Pemerintah pusat berhasil merepresentasikan simbol perempuan melalui keterpilihan sembilan menteri perempuan dari 32 menteri (28 persen). Namun pemenuhan hak perempuan dan anak masih memerlukan pembenahan, dan pemerintah masih belum sepenuhnya sungguh-sungguh memenuhi janjinya.
Kabar baik setidaknya berasal dari putusan Mahkamah Konstitusi, yang memutuskan batas usia perkawinan berubah, dari 16 tahun menjadi 18 tahun, satu digit di bawah usia laki-laki, 19 tahun. Ini jawaban konkret atas upaya memerangi pernikahan anak.

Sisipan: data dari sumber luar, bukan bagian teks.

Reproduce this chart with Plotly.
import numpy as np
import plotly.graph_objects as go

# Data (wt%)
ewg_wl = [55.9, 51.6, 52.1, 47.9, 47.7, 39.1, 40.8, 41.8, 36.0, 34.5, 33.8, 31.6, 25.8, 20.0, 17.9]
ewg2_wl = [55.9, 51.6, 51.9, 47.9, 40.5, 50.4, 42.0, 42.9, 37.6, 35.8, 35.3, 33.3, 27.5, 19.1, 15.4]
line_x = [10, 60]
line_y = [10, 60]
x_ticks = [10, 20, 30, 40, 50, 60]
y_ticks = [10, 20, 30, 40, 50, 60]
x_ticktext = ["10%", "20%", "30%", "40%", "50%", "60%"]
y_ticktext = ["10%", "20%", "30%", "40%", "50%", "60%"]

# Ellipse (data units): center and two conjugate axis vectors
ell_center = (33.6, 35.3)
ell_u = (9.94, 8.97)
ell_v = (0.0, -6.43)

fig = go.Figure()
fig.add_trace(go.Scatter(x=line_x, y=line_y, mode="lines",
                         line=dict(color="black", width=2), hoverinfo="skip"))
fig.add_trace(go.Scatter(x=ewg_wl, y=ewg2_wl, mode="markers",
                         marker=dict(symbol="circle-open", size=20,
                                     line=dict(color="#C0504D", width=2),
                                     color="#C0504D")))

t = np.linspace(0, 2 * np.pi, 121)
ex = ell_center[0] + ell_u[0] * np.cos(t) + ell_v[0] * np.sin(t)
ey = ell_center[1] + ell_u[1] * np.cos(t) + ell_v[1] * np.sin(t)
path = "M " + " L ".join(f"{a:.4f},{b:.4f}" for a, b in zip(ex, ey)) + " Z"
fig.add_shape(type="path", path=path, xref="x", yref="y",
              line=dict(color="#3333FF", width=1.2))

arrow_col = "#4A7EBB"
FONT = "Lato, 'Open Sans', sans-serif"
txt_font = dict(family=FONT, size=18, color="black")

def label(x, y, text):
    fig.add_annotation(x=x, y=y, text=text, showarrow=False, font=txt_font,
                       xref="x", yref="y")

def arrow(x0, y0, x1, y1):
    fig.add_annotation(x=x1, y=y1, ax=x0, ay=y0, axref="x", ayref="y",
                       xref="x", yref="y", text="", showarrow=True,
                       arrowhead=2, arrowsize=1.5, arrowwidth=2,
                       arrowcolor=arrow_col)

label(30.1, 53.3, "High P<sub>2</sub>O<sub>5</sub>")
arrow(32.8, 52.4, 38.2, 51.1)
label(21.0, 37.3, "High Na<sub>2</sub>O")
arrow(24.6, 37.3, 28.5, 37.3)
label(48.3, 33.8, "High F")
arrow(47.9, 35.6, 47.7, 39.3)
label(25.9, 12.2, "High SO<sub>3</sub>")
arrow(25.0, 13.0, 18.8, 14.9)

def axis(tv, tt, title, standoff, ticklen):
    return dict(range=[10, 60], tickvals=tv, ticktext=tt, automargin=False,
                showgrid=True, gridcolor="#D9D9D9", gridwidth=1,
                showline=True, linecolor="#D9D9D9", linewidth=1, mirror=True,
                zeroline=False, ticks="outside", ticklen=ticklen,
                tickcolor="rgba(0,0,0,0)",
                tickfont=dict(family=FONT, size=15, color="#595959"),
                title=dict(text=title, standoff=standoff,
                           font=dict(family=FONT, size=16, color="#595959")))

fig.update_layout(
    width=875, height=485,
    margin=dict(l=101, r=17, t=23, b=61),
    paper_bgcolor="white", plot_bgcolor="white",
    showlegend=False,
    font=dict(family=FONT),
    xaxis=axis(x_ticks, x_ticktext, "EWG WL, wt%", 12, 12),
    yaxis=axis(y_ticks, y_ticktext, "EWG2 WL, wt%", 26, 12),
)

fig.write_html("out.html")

Namun hal ini masih perlu didorong melalui komitmen lembaga legislatif agar segera mengubah batas usia perkawinan tersebut, mengingat hingga hari ini Rancangan Undang-Undang Penghapusan Kekerasan Seksual masih belum disahkan. Selain itu, berbagai kasus pelecehan seksual terhadap perempuan masih terus terjadi.

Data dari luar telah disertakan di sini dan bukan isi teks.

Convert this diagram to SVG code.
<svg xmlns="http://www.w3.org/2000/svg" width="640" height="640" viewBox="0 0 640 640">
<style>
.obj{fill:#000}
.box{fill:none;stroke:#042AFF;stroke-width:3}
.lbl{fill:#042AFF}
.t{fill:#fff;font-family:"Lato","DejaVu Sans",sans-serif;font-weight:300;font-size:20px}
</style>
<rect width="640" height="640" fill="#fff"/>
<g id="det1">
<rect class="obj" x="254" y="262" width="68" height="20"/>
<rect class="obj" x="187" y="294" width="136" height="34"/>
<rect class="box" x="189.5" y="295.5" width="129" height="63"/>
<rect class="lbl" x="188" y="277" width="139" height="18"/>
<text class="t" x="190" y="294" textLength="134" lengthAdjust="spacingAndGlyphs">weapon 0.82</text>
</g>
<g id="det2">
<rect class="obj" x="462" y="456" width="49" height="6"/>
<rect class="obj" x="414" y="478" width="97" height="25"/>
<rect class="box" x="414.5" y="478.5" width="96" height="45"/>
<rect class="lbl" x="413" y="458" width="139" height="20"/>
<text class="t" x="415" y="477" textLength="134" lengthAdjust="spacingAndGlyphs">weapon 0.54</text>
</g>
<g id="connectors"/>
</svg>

Melihat pelbagai persoalan tersebut, hendaknya "suara" sebagai dasar kewarganegaraan (citizenship) dapat mendorong perubahan-perubahan yang ada sebagai wujud keterpenuhan hak warga negara. Tentunya komitmen ini harus serius dilakukan oleh calon anggota legislatif dan calon presiden-wakil presiden agar suara menjadi bagian dari aspirasi yang mampu diwujudkan melalui program-program taktis serta menempatkan kebutuhan perempuan dan anak sebagai prioritas utama.
Dalam kontestasi pemilihan kepala daerah pada 2018, sebanyak 14 perempuan terpilih sebagai kepala daerah dan 17 sebagai wakil kepala daerah. Namun mereka bukan kader autentik partai politik. Mereka memiliki riwayat kekerabatan dengan pejabat sebelumnya, entah istri mantan kepala daerah, anak, atau keponakan, yang otomatis memiliki elektabilitas tinggi dan ketahanan finansial. Di sisi lain, dari 31 yang terpilih itu, hanya 11 calon yang penjabaran visi, misi, dan program pro-perempuannya (Perludem, 2018) terlihat konkret dan realistis.

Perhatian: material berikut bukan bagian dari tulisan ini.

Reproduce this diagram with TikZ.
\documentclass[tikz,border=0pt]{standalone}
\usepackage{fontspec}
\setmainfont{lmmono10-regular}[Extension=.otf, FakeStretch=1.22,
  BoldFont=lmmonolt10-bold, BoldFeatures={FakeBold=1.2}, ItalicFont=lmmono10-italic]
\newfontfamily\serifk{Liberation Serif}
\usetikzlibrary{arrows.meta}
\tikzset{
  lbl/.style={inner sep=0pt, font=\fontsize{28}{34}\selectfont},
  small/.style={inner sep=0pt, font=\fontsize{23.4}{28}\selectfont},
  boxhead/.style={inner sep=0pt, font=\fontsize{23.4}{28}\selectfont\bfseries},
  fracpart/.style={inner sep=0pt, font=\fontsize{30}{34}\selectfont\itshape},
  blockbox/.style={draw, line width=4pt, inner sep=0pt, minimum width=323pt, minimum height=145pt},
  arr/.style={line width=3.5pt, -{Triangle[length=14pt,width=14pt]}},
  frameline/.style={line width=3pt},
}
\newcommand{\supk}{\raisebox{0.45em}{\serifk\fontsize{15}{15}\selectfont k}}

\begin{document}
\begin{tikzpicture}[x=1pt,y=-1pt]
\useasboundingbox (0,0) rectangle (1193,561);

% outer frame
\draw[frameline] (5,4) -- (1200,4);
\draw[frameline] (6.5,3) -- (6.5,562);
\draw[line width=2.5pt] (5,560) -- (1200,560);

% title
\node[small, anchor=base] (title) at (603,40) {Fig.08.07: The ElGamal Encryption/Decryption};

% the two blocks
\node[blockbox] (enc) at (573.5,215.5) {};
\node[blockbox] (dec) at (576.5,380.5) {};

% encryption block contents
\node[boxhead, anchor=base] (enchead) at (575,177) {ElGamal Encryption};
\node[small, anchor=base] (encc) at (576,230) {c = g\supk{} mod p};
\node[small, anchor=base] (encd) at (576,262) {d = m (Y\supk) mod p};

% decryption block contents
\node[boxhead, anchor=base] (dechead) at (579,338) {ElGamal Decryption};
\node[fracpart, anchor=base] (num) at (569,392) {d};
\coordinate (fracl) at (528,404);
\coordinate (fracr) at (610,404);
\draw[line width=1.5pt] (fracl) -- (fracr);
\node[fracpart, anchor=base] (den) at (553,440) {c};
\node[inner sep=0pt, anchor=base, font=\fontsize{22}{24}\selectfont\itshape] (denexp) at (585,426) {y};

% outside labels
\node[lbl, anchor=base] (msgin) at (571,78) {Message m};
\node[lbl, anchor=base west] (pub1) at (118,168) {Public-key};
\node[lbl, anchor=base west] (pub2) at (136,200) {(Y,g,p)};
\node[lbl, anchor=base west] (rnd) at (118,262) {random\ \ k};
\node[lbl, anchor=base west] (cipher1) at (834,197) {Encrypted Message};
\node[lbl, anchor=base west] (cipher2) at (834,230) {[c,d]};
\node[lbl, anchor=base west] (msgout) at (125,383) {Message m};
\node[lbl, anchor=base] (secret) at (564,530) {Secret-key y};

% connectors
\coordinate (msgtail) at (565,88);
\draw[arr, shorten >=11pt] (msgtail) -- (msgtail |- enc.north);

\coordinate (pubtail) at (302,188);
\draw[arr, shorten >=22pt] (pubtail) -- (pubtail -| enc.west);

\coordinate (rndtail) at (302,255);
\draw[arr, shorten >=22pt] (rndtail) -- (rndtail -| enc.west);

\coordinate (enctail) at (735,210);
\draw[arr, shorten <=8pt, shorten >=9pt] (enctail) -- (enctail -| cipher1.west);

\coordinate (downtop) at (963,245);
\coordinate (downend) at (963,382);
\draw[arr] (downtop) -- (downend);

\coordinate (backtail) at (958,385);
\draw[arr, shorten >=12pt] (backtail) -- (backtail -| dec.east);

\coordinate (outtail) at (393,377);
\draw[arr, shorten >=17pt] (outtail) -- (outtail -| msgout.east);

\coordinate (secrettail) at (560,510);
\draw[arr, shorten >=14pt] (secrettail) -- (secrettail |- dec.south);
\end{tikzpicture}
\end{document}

Tidak banyak orang yang mengetahui janji-janji atau visi-misi para calon legislator ataupun calon presiden-wakil presiden dalam pemilihan umum tahun ini. Namun masa kampanye yang masih berlangsung hingga 13 April nanti adalah momentum untuk menyampaikan aspirasi terkait dengan kebutuhan kebijakan bagi perempuan dan anak.
Di sini diperlukan keterlibatan lokus-lokus perempuan yang mampu bernegosiasi dan mengafirmasi kebutuhan perempuan. Hal ini salah satunya bisa dilakukan melalui peran organisasi kemasyarakatan perempuan lintas agama, seperti Nasyiatul Aisyiah, Aisyiah, Fatayat Nahdlatul Ulama, Muslimat, Wanita Katolik Republik Indonesia, Parisada Hindu Dharma Indonesia, dan Wanita Konghucu, untuk berperan mengawal janji saat kampanye.
Pasangan Jokowi-Ma’ruf menjanjikan pemberdayaan perempuan dan membuka akses keterlibatan perempuan. Pasangan Prabowo-Sandiaga menjanjikan program Emas (emak dan anak minum susu) untuk mencegah meluasnya gangguan stunting growth. Khusus program pencegahan stunting, misalnya, Nasyiatul Aisyiah dan Fatayat NU seharusnya mampu memberikan masukan bahwa pemberian gizi seimbang melalui menu lauk-pauk lebih baik dibanding pemenuhan asupan melalui minum susu.
Semua pihak seharusnya terlibat untuk selalu mengedepankan kebutuhan perempuan dan anak sebagai wujud utama pembangunan. Di tangan merekalah proses kehidupan dasar bergumul menjadi serangkaian upaya baik bagi kepemimpinan masa depan. Jika tidak, selamanya suara perempuan hanya dijajakan sebagai "sumber kemewahan" pesta elektoral tanpa wujud substansi keterpenuhan hak yang berarti.